Macdonald’s statue was toppled to the ground by demonstrators after a protest march calling for defunding of the police reached its end at Place du Canada in downtown Montreal. (THE CANADIAN PRESS/Graham Hughes)

The survey comes two days after a statue of Canada’s first prime minister, Sir John A. Macdonald, was overturned in Charlottetown, Prince Edward Island on Monday and follows an incident in Montreal last month that provided content for newspapers and websites across Canada and around the world that showed MacDonald’s severed bronzed head on the ground not far from his bronzed body–also felled–in the heart of Montreal.

Anti-racist demonstrators performed the separation surgery on Aug. 29 on a statue that has been around for 125 years.

Politicians across the political spectrum, including Prime Minister Justin Trudeau and Alberta Premier Jason Kenney, were quick to condemn the vandalism, at the time the latest attack on a Macdonald statue, which have been vandalised across Canada.

Red paint trickles down from a statue of Macdonald in June in Charlottetown following public demands that it be removed from Victoria Row in Prince Edward Island’s capital, the birthplace of Confederaton in 1864. (Travis Kingdon/CBC)

Supporters of the demonstrators said Macdonald had earned the attacks.

He was, after all, the architect of the country’s residential school system, where tens of thousands of Indigenious children were removed from their homes in an attempt to stamp out Indigenous culture–a policy that the Truth and Reconciliation Commission of Canada report in 2015 called “cultural genocide.”

So Canadians were/are–once again–asking themselves and each other: “Should Macdonald stay (at least, his statue), or should he go?”

According to Leger executive vice-president Christian Bourque, the numbers suggest Canadians are more supportive of a deliberate process of dealing with such statues — but take a critical view of activists taking matters into their own hands.

“If it was not through vandalism, would that number be different? Most likely. Because fully a third of Canadians say they would support removing a monument or statue if it were for the reasons described there,” Bourque said.

The Macdonald statue in downtown Montreal was also vandalized in November 2017 (above). (Simon Nakonechny/CBC)

“But support for doing so through vandalism or some form of illegal action is not supported.

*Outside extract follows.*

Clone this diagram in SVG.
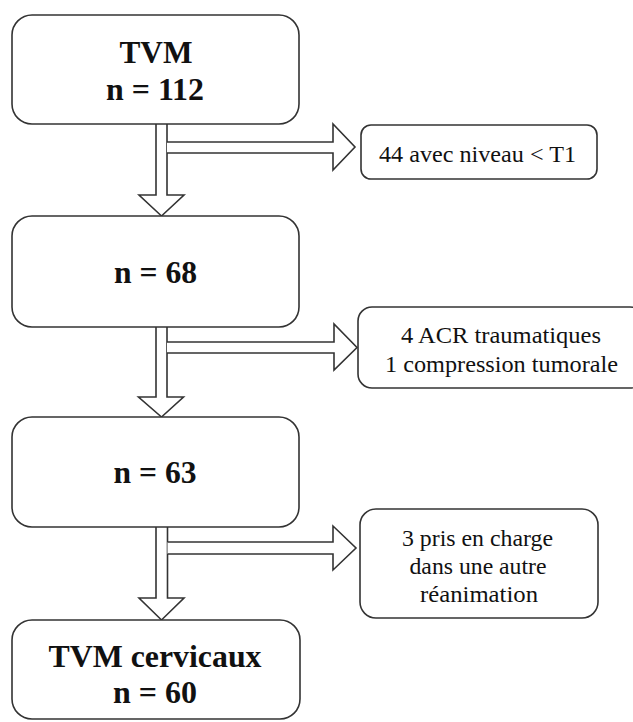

In the context that it was done in Montreal, it doesn’t get support from anybody.”

The results show respondents are also divided over how they see Macdonald.

Forty-four per cent said they considered him first and foremost as the architect of Canadian confederation while 15 per cent viewed him as having set in motion policies that attacked the rights of Indigenous Peoples and sought to assimilate them.

Thirty-seven per cent said they did not know enough about him to say either way.

This Macdonald statue beside the Wilmot Township offices in Baden, Ont. was moved into storage last month after the local town council decided it needed to go because it commemorates an individual who is responsible for Canada’s racist policies against First Nations people. A new home for the statue is being sought. (Joe Pavia/CBC)

In another question, only 15 per cent said they had a positive view of Macdonald while 47 per cent were neutral, 12 per cent were negative and 26 per cent did not know.

The online survey of 1,529 Canadians took place Sept. 4-6. An internet poll cannot be given a margin of error because it is not a random sample.